Türkiye’s own Hisar-class ships carry Roketsan’s Atmaca anti-ship missile and Hisar-D air-defence missiles. Romania plans to fit the Naval Strike Missile, a Western weapon, instead. Türkiye supplies the platform and the core systems; the buyer picks the strike weapons. That widens the customer base, but it limits how much of each ship stays Turkish.

Türkiye’s defence exports to Europe were worth roughly $369 million in 2020. By 2023 they had reached about $1.2 billion, and in 2025 they ran to around $4.3 billion. Total Turkish defence and aerospace exports climbed in step, from $5.5 billion in 2023 to $7.1 billion in 2024 and past $10 billion in 2025. By one industry count, Turkish firms supplied 27 per cent of the new equipment European militaries took on in 2024, ahead of the United States. The deals behind those numbers are spread across the region. Otokar is building more than a thousand Cobra II armoured vehicles for Romania under an €857 million deal, made inside the country. Baykar’s TB2 serves with Romania, Poland, Albania, Kosovo and Bosnia.
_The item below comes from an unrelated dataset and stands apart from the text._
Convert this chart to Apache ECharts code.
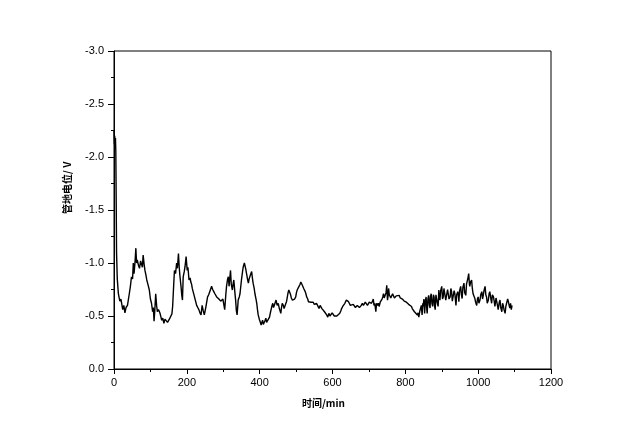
<!DOCTYPE html>
<html>
<head>
<meta charset="utf-8">
<script src="https://cdn.jsdelivr.net/npm/echarts@6/dist/echarts.min.js"></script>
<style>html,body{margin:0;padding:0;background:#fff;}#c{width:640px;height:443px;}</style>
</head>
<body>
<div id="c"></div>
<script>
var xTitle = '时间/min';
var yTitle = '管地电位/ V';
var xTicks = [0, 200, 400, 600, 800, 1000, 1200];
var yTicks = [0.0, -0.5, -1.0, -1.5, -2.0, -2.5, -3.0];

var times = [0,1,2,3,4,5,6,7,9,12,16,19,21,24,27,30,33,37,42,45,48,51,53,55,58,60,62,64,67,70,73,76,78,80,83,85,88,90,93,97,100,103,106,108,110,112,114.5,117,119,122,126,129,131,134,137,140,145,147,149,152,156,159,161,164,166,169,172,174,177,179,181,184,186,188,190,193,195,198,201,203,206,209,211,213,215,218,221,224,227,230,233,236,239,242,245,248,252,255,257,260,263,266,268,271,274,277,279,282,285,288,290,293,296,299,301,304,307,309,312,314,316,318,320,322,325,327,329,332,334,336,338,340,341,344,346,350,353,355,358,360,362,364,367,369,371,373,376,378,380,382,385,387,390,392,394,396,399,401,404,406,408,410,412,415,417,419,421,424,427,430,432,434,436,438,440,443,445,448,451,454,456,458,460,462,465,467,469,471,474,476,478,480,483,485,487,490,492,494,496,499,501,503,506,508,511,513,516,518,521,523,525,527,529,532,534,536,538,541,544,547,550,553,556,559,563,566,568,571,575,578,581,584,587,590,593,596,599,602,605,609,612,614,617,620,623,625,628,631,634,636,638,640,642,644,647,649,652,654,657,660,663,665,668,671,674,676,679,682,685,687,690,693,696,698,701,704,707,710,712,714,716,719,721,723,726,728,731,734,736,738,740,742,745,747,749,751,753,754,756,758,760,762,765,767,770,772,775,778,780,783,786,789,792,794,797,800,803,806,809,811,814,817,819,822,825,828,830,833,835,837,840,842,844,846,848,849,851,853,855,857,859,860,862,864,866,868,869,871,873,875,877,879,880,882,884,886,888,890,892,893,895,897,900,902,904,906,909,911,913,916,918,920,923,925,927,929,932,934,936,939,941,944,946,947,949,952,954,956,958,961,963,966,968,970,972,974,976,977,979,982,984,986,988,991,993,996,998,1000,1002,1005,1007,1010,1012,1014,1016,1019,1021,1023,1025,1028,1030,1032,1035,1037,1039,1042,1044,1046,1049,1051,1053,1055,1058,1060,1062,1065,1067,1069,1071,1074,1076,1078,1081,1083,1085,1087,1089,1091,1093];

var potential = [-2.25,-2.12,-2.20,-2.10,-2.18,-2.05,-1.6,-1.1,-0.85,-0.71,-0.64,-0.66,-0.65,-0.56,-0.60,-0.53,-0.58,-0.60,-0.71,-0.78,-0.87,-0.85,-1.0,-0.9,-1.02,-1.14,-1.0,-1.03,-0.98,-0.95,-1.02,-1.01,-0.96,-1.075,-0.98,-0.93,-0.88,-0.84,-0.80,-0.745,-0.66,-0.62,-0.54,-0.58,-0.45,-0.55,-0.71,-0.60,-0.54,-0.56,-0.53,-0.49,-0.46,-0.48,-0.43,-0.47,-0.47,-0.44,-0.43,-0.47,-0.48,-0.52,-0.59,-0.80,-0.93,-0.90,-1.0,-0.95,-1.09,-0.965,-0.88,-0.78,-0.70,-0.65,-0.87,-0.92,-0.965,-1.06,-0.93,-0.96,-0.84,-0.86,-0.82,-0.80,-0.76,-0.72,-0.68,-0.64,-0.60,-0.58,-0.56,-0.53,-0.51,-0.60,-0.55,-0.51,-0.58,-0.64,-0.68,-0.70,-0.71,-0.76,-0.78,-0.75,-0.73,-0.71,-0.70,-0.68,-0.665,-0.66,-0.65,-0.64,-0.635,-0.66,-0.65,-0.56,-0.70,-0.78,-0.85,-0.87,-0.78,-0.86,-0.93,-0.80,-0.745,-0.80,-0.84,-0.72,-0.65,-0.55,-0.51,-0.60,-0.65,-0.68,-0.71,-0.84,-0.92,-0.965,-1.0,-0.99,-0.94,-0.90,-0.84,-0.81,-0.85,-0.87,-0.90,-0.92,-0.86,-0.81,-0.76,-0.71,-0.66,-0.62,-0.56,-0.51,-0.47,-0.45,-0.415,-0.44,-0.46,-0.42,-0.43,-0.46,-0.48,-0.44,-0.43,-0.47,-0.49,-0.54,-0.57,-0.60,-0.62,-0.58,-0.60,-0.63,-0.65,-0.60,-0.62,-0.57,-0.55,-0.525,-0.58,-0.62,-0.60,-0.57,-0.59,-0.60,-0.64,-0.68,-0.72,-0.745,-0.72,-0.70,-0.67,-0.65,-0.64,-0.635,-0.66,-0.68,-0.72,-0.745,-0.76,-0.78,-0.80,-0.82,-0.80,-0.79,-0.76,-0.745,-0.73,-0.71,-0.68,-0.66,-0.635,-0.64,-0.65,-0.63,-0.62,-0.63,-0.61,-0.60,-0.62,-0.60,-0.57,-0.60,-0.59,-0.57,-0.56,-0.54,-0.525,-0.51,-0.49,-0.525,-0.50,-0.51,-0.53,-0.525,-0.50,-0.51,-0.50,-0.49,-0.51,-0.525,-0.55,-0.57,-0.59,-0.60,-0.62,-0.635,-0.65,-0.665,-0.64,-0.635,-0.62,-0.60,-0.61,-0.59,-0.61,-0.60,-0.58,-0.57,-0.60,-0.59,-0.58,-0.57,-0.60,-0.62,-0.60,-0.61,-0.63,-0.62,-0.60,-0.61,-0.63,-0.635,-0.62,-0.64,-0.66,-0.60,-0.62,-0.54,-0.62,-0.60,-0.62,-0.59,-0.63,-0.62,-0.66,-0.68,-0.71,-0.67,-0.68,-0.72,-0.79,-0.65,-0.70,-0.76,-0.70,-0.695,-0.67,-0.68,-0.71,-0.695,-0.67,-0.665,-0.69,-0.68,-0.70,-0.695,-0.67,-0.68,-0.66,-0.665,-0.64,-0.65,-0.63,-0.635,-0.61,-0.62,-0.60,-0.59,-0.57,-0.56,-0.54,-0.525,-0.55,-0.51,-0.53,-0.49,-0.55,-0.54,-0.60,-0.51,-0.62,-0.59,-0.66,-0.525,-0.64,-0.68,-0.56,-0.525,-0.66,-0.695,-0.60,-0.575,-0.68,-0.71,-0.62,-0.59,-0.70,-0.68,-0.60,-0.56,-0.70,-0.71,-0.62,-0.59,-0.745,-0.68,-0.65,-0.74,-0.78,-0.66,-0.68,-0.76,-0.745,-0.65,-0.665,-0.75,-0.745,-0.66,-0.68,-0.76,-0.73,-0.64,-0.65,-0.74,-0.71,-0.60,-0.70,-0.73,-0.68,-0.635,-0.74,-0.78,-0.70,-0.665,-0.77,-0.81,-0.72,-0.695,-0.80,-0.79,-0.86,-0.90,-0.80,-0.78,-0.82,-0.84,-0.76,-0.71,-0.70,-0.665,-0.63,-0.60,-0.66,-0.68,-0.62,-0.65,-0.70,-0.73,-0.66,-0.695,-0.74,-0.78,-0.70,-0.68,-0.62,-0.65,-0.71,-0.73,-0.66,-0.62,-0.70,-0.68,-0.64,-0.59,-0.67,-0.665,-0.60,-0.56,-0.63,-0.65,-0.58,-0.54,-0.62,-0.60,-0.56,-0.525,-0.59,-0.62,-0.66,-0.635,-0.60,-0.575,-0.62,-0.56,-0.60];

var seriesData = times.map(function (t, i) { return [t, potential[i]]; });

var chart = echarts.init(document.getElementById('c'), null, {renderer: 'canvas'});
var labelFont = {color: '#000', fontSize: 11, fontFamily: 'Liberation Sans, Arial, sans-serif'};
chart.setOption({
  animation: false,
  backgroundColor: '#fff',
  grid: {left: 114, right: 89, top: 51, bottom: 74, show: true, borderColor: '#000', borderWidth: 1},
  xAxis: {
    type: 'value', min: xTicks[0], max: xTicks[xTicks.length - 1], interval: 200,
    axisLine: {show: true, onZero: false, lineStyle: {color: '#000', width: 1}},
    axisTick: {show: true, inside: false, length: 5, lineStyle: {color: '#000'}},
    minorTick: {show: true, splitNumber: 2, length: 3, lineStyle: {color: '#000'}},
    splitLine: {show: false},
    axisLabel: Object.assign({margin: 8, formatter: function (v) { return String(v); }}, labelFont)
  },
  yAxis: {
    type: 'value', inverse: true, min: yTicks[yTicks.length - 1], max: yTicks[0], interval: 0.5,
    axisLine: {show: true, onZero: false, lineStyle: {color: '#000', width: 1}},
    axisTick: {show: true, inside: false, length: 6, lineStyle: {color: '#000'}},
    minorTick: {show: true, splitNumber: 2, length: 3, lineStyle: {color: '#000'}},
    splitLine: {show: false},
    axisLabel: Object.assign({margin: 10, formatter: function (v) { return (Math.abs(v) < 1e-9 ? 0 : v).toFixed(1); }}, labelFont)
  },
  graphic: [
    {type: 'text', left: 302, top: 398, style: {text: xTitle, fill: '#000', font: 'bold 10px "Noto Sans CJK SC", sans-serif'}},
    {type: 'text', x: 62, y: 214, rotation: Math.PI / 2, style: {text: yTitle, fill: '#000', font: 'bold 10px "Noto Sans CJK SC", sans-serif'}}
  ],
  series: [{
    type: 'line', data: seriesData, showSymbol: false, symbol: 'none',
    lineStyle: {color: '#000', width: 1.4}, silent: true
  }]
});
</script>
</body>
</html>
Nurol Makina and Otokar have sold vehicles to Hungary and Estonia. Baykar has gone further west, into Italy, through its LBA Systems venture with Leonardo. The warship is the naval entry on that list.

The same formula is what makes South Korea Türkiye’s sharpest competitor. Romania bought 54 K9 howitzers and K10 resupply vehicles from Hanwha, and Hanwha began building a large armoured-vehicle plant in Romania in early 2026, with local content of up to 80 per cent. Poland has gone much further, ordering K2 tanks, K9 guns, FA-50 jets and Chunmoo rocket systems in deals worth tens of billions. Korea wins on the same terms Türkiye uses: fast delivery, deep local production and price. In shipbuilding its scale is the bigger threat. HD Hyundai and Hanwha Ocean can build complex warships quickly and in volume, which is exactly where Türkiye wants to go next. At Romania’s BSDA 2026 show, Korean firms were already pushing hard for the country’s large unmanned-vehicle programs.

An offshore patrol vessel is a modest combatant, not a frigate or destroyer. Part of the “first warship” label is political. The harder test is whether Türkiye can sell its heavier designs – the TF-2000 air-defence destroyer or larger frigates – into the same NATO market, against Korean and European yards.

Türkiye has moved from selling drones and support ships to allies toward selling them surface combatants. Romania may be the first of several such customers, or a one-off created by a particular gap. The next few years, and the pressure from Seoul, will show which.